TAW:  Do you have suggestions for the small-business person about how to access information regarding potential customers that will guide them in developing a marketing strategy?

Michael Gerber: First, you have to understand who your central demographic model consumer is. That’s achieved by asking questions of every person who comes into and has come into your company. Those questions take into consideration age, sex, marital status, education, the kinds of products they buy, etc. Psychographics is about why they buy. There’s a rich treasure trove of stuff you can determine about how people make decisions, and E-Myth Mastery provides that for anyone interested in nailing it down. Once I know who buys and why they buy, I can build a model of my customer.

Then I need to go to geographics. Every business has a trading zone, and it’s very easy to determine. Take a map of where you are and identify, with a pin prick, each and every customer you can. You’ll see a cluster of dots; that’s your trading zone. Draw a perimeter around that and see all of the zip codes where your current customers come from. Then you can get a list that matches your demographics and identify where the people you haven’t done business with are in that trading zone. Now you can talk to people who match your model.

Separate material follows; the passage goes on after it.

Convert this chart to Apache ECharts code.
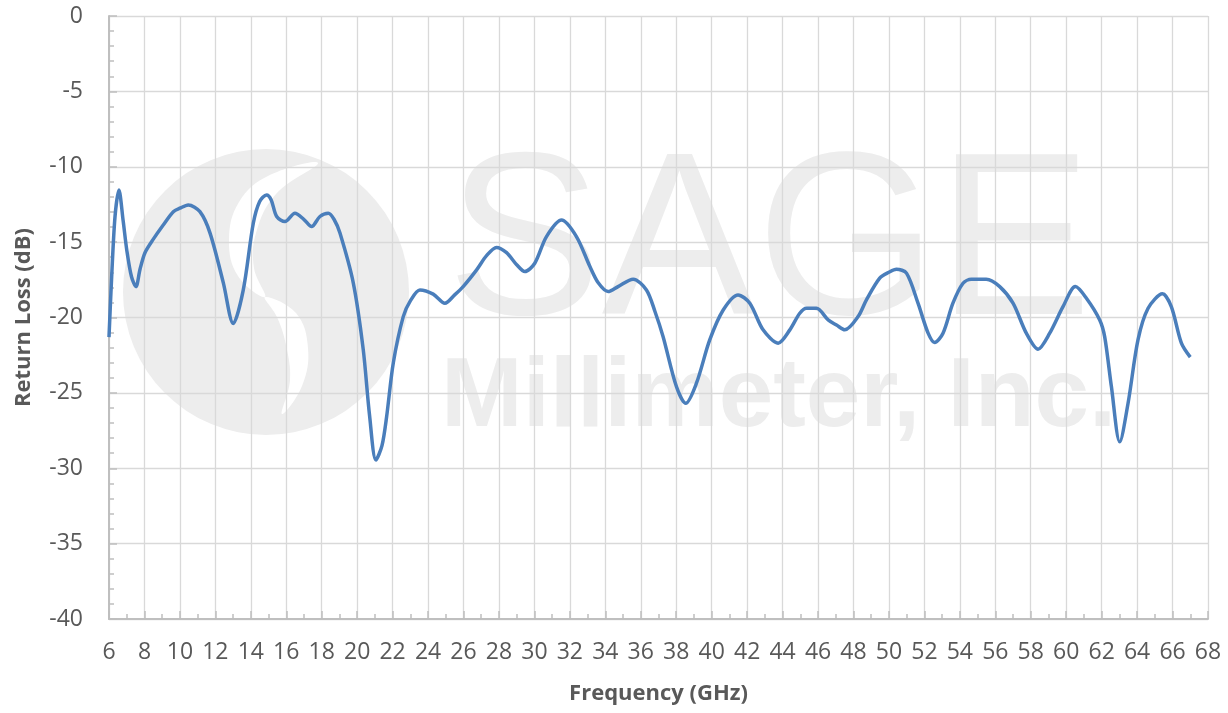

TAW:  When people step back and get a broader perspective, do you find that they’re successful?

When somebody is internally motivated to change their life and they engage in the process I’ve described — stop, look, listen, ask what it is you really want before you ask what your business is going to do — it’s transformational. E-Myth is about seeing clearly and as HP says “Invent” opening up the channels to invent. When you’re always working, working, working, there is no one home to invent, there’s no room to invent, there’s no opportunity to connect with the inventor. But when you learn how to take on this new role with yourself and organize it differently, invention happens on its own.